I grumble something noncommittal, feigning deep interest in retying my swim trunks’ drawstring.

Oliver kisses my cheek. “I’m sure he’s so proud of you, Gavin.”

“He was.”

“What do you mean by that?”

The words rush out of me, angry, unstoppable. “That…fucker didn’t tell me he was dying. He didn’t tell me. He kept it from me, until he was on death’s doorstep.”

“Oh, Gavin.” Oliver sits up straight in the water and faces me fully. “God, I’m sorry.”

“He said he was protecting me, that I had no business sitting around, pissing away a season, watching him die,” I growl, roughly wiping my eyes. “It’s been fifteen fucking years, and I’m still so angry with him.”

Oliver pulls me into his arms, until my head hits his shoulder, buried in the crook of his neck. “Of course you are.”

“He was the one person who was supposed to love me and not fuck it up, and he did it anyway. He kept his sickness from me. Because my career was what mattered more to him. My career was what made me matter. All anyone’s ever seen or cared about me is my brilliance in fucking soccer. My career ending, it’s so much more than just losing something I poured my heart into for decades. It’s taking away the one thing I’ve ever been able to count on. Except…”

I pull away, just enough to meet his eyes, to clasp his face as I tell him, “Except you. I need you to know this. I will fuck up. I will get growly and freaked out, and I will panic as I adjust to this next part of my life. But I love you. I choose you. I choose us. I will fight with everything I have for us. And maybe knowing this shit that is my past will make it a little easier when I’m a fuckup. That’s…that’s what I wanted you to know.”

Gently, Oliver eases through the water, straddles my waist, legs bent on either side of my hips. Now it’s his turn to cup my face. “I don’t scare so easily. I’m not going to dip the first time you bite my head off—newsflash, you already have plenty the past two years, and here I am.”

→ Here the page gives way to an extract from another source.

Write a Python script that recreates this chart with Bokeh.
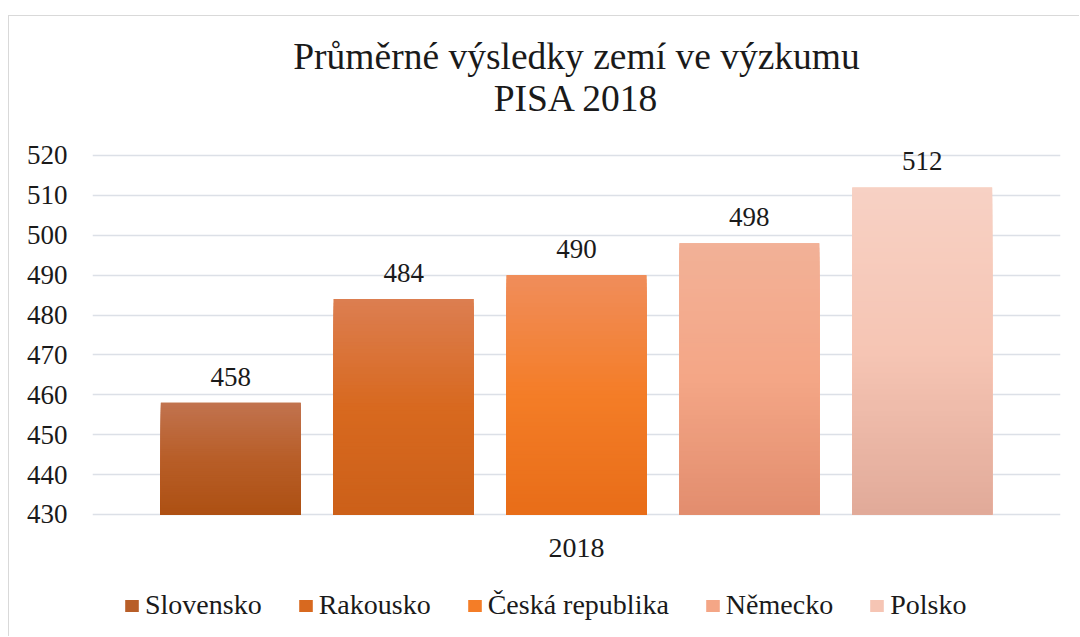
import numpy as np
from bokeh.plotting import figure
from bokeh.core.properties import value
from bokeh.models import (ColumnDataSource, FactorRange, Range1d, Legend, LegendItem,
                          LabelSet, Label, Title, FixedTicker)
from bokeh.embed import file_html
from bokeh.resources import INLINE

# ---------------- data ----------------
countries = ["Slovensko", "Rakousko", "Česká republika", "Německo", "Polsko"]
scores = [458, 484, 490, 498, 512]
year_label = "2018"
y_ticks = [430, 440, 450, 460, 470, 480, 490, 500, 510, 520]
title_line1 = "Průměrné výsledky zemí ve výzkumu"
title_line2 = "PISA 2018"

# gradient stops per bar (top, middle, bottom)
top_colors = ["#C1734F", "#DC7E51", "#F08D5B", "#F2B197", "#F7D1C4"]
mid_colors = ["#B85E28", "#D8691F", "#F47D27", "#F4A686", "#F6C5B4"]
bottom_colors = ["#AD5013", "#CC6019", "#E86D18", "#E28D6E", "#E1AA99"]

FONT = "Liberation Serif"
FONT_LIST = "Liberation Serif, Times New Roman, serif"
TXT = "#1a1a1a"
GRID = "#DCE0E7"


def hex2rgb(h):
    h = h.lstrip("#")
    return np.array([int(h[i:i + 2], 16) for i in (0, 2, 4)], dtype=float)


def rgb2hex(c):
    c = np.clip(np.round(c), 0, 255).astype(int)
    return "#%02x%02x%02x" % tuple(c)


def set_font(obj, attr, font):
    try:
        setattr(obj, attr, value(font))
    except Exception:
        setattr(obj, attr, font)


p = figure(
    x_range=FactorRange(factors=countries, range_padding=0.3, range_padding_units="absolute"),
    y_range=Range1d(399.15, 525.26),
    width=1071, height=621,
    output_backend="svg", toolbar_location=None,
    min_border_left=83, min_border_right=20, min_border_top=118, min_border_bottom=0,
)
p.styles = {"margin-left": "8px", "margin-top": "15px",
            "border-left": "1px solid #D9D9D9", "border-top": "1px solid #D9D9D9"}
p.outline_line_color = None
p.background_fill_color = "white"
p.border_fill_color = "white"

# gridlines
p.xgrid.grid_line_color = None
p.ygrid.grid_line_color = GRID
p.ygrid.grid_line_width = 1.5
p.ygrid.ticker = FixedTicker(ticks=y_ticks)

# base bars (for legend)
base_src = ColumnDataSource(dict(country=countries, score=scores, color=mid_colors,
                                 label=[str(s) for s in scores]))
base_r = p.vbar(x="country", top="score", bottom=y_ticks[0], width=0.809, source=base_src,
                fill_color="color", line_color=None)

# gradient strips
n = 60
sx, sb, st, sc = [], [], [], []
for c, s, ct, cm, cb in zip(countries, scores, top_colors, mid_colors, bottom_colors):
    edges = np.linspace(y_ticks[0], s, n + 1)
    ctr, cmr, cbr = hex2rgb(ct), hex2rgb(cm), hex2rgb(cb)
    for k in range(n - 1, -1, -1):
        t = (k + 0.5) / n
        if t < 0.5:
            col = cbr + (cmr - cbr) * (t / 0.5)
        else:
            col = cmr + (ctr - cmr) * ((t - 0.5) / 0.5)
        sx.append(c)
        sb.append(float(y_ticks[0]))
        st.append(float(edges[k + 1]))
        sc.append(rgb2hex(col))
strip_src = ColumnDataSource(dict(x=sx, bottom=sb, top=st, color=sc))
p.vbar(x="x", bottom="bottom", top="top", width=0.809, source=strip_src,
       fill_color="color", line_color=None)

# value labels
labels = LabelSet(x="country", y="score", text="label", source=base_src,
                  y_offset=17, text_align="center", text_baseline="bottom",
                  text_font=value(FONT), text_font_size=value("27px"), text_color=value(TXT))
p.add_layout(labels)

# y axis
yax = p.yaxis[0]
yax.ticker = FixedTicker(ticks=y_ticks)
yax.axis_line_color = None
yax.major_tick_line_color = None
yax.minor_tick_line_color = None
yax.major_label_standoff = 19
set_font(yax, "major_label_text_font", FONT_LIST)
yax.major_label_text_font_size = "27px"
yax.major_label_text_color = TXT

# category group label ("2018") centred under the group of bars
p.xaxis.visible = False
year_lbl = Label(x=len(countries) / 2, y=421.5, text=year_label, text_align="center",
                 text_baseline="middle", text_font_size="28px", text_color=TXT)
set_font(year_lbl, "text_font", FONT_LIST)
p.add_layout(year_lbl)

# title (two lines, centred)
title = Title(text=title_line1 + "\n" + title_line2, align="center",
              text_font_size="37.5px", text_font_style="normal", text_color=TXT,
              text_line_height=1.03, standoff=30)
set_font(title, "text_font", FONT)
try:
    title.text_align = "center"
except Exception:
    pass
p.add_layout(title, "above")

# legend (inside the frame, below the bars)
items = [LegendItem(label=c, renderers=[base_r], index=i) for i, c in enumerate(countries)]
legend = Legend(items=items, orientation="horizontal", location=(31, 16),
                label_text_font_size="28px", label_text_color=TXT,
                glyph_width=17, glyph_height=15, label_standoff=5, spacing=35,
                padding=0, margin=0, border_line_color=None, background_fill_alpha=0)
set_font(legend, "label_text_font", FONT_LIST)
p.add_layout(legend)

open("out.html", "w").write(file_html(p, INLINE))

I grumble miserably and drop my forehead to his shoulder. Oliver presses a kiss to the crown of my head and says, “I love you, Gavin Hayes. Soccer or not. Fifty million bucks to your name or a five-dollar bill. And Fred loved you, too.”

“Some way of showing it.”

Oliver nods. “He messed up. Sometimes people do very foolish things when they love someone. It doesn’t mean he loved you less. It means he loved you imperfectly. I’m going to mess up, sometimes, and love you imperfectly, too. I don’t want to, but, hard as it is to believe, I am a mere mortal.”

I lift my head, eyebrow arched. “I’ve seen your set piece execution; I remember.”

A smile lifts his mouth. “We’re both going to mess up. And that’s scary. But I think it’s okay to be a little scared, maybe it’s even good. It means we know what’s in our hands, how precious it is.” He sets his hand over my chest, his palm warm and heavy. “Our hearts.”

I swallow roughly, jaw clenched, eyes wet. “I’ll keep you safe,” I tell him. “I’ll love you with everything I can.”

“I know. And I’ll keep you safe, too. And I’ll make sure you never doubt what you mean to me. I’ll tell you loud and often, as free as the wind on my skin, the sun and the stars lighting up the sky. I’ll tell you that I love you, your tired legs and your aching back. That I love you when you walk off that field for good and when you step onto it in a new way because you simply can’t walk away from it, not yet, maybe not ever.

“I’ll tell you that I love you when I’m old and you’re older. That I love how you hate color but you love it on me. That I love how you love the ones most people overlook: the incontinent cats, the lonely grandpas, the curious, chatty kids. I’ll tell you that I love how deeply you love others even when you are afraid to. That I love you for bravely showing me love when you didn’t know what it was, but you knew I needed it, and you needed it, too.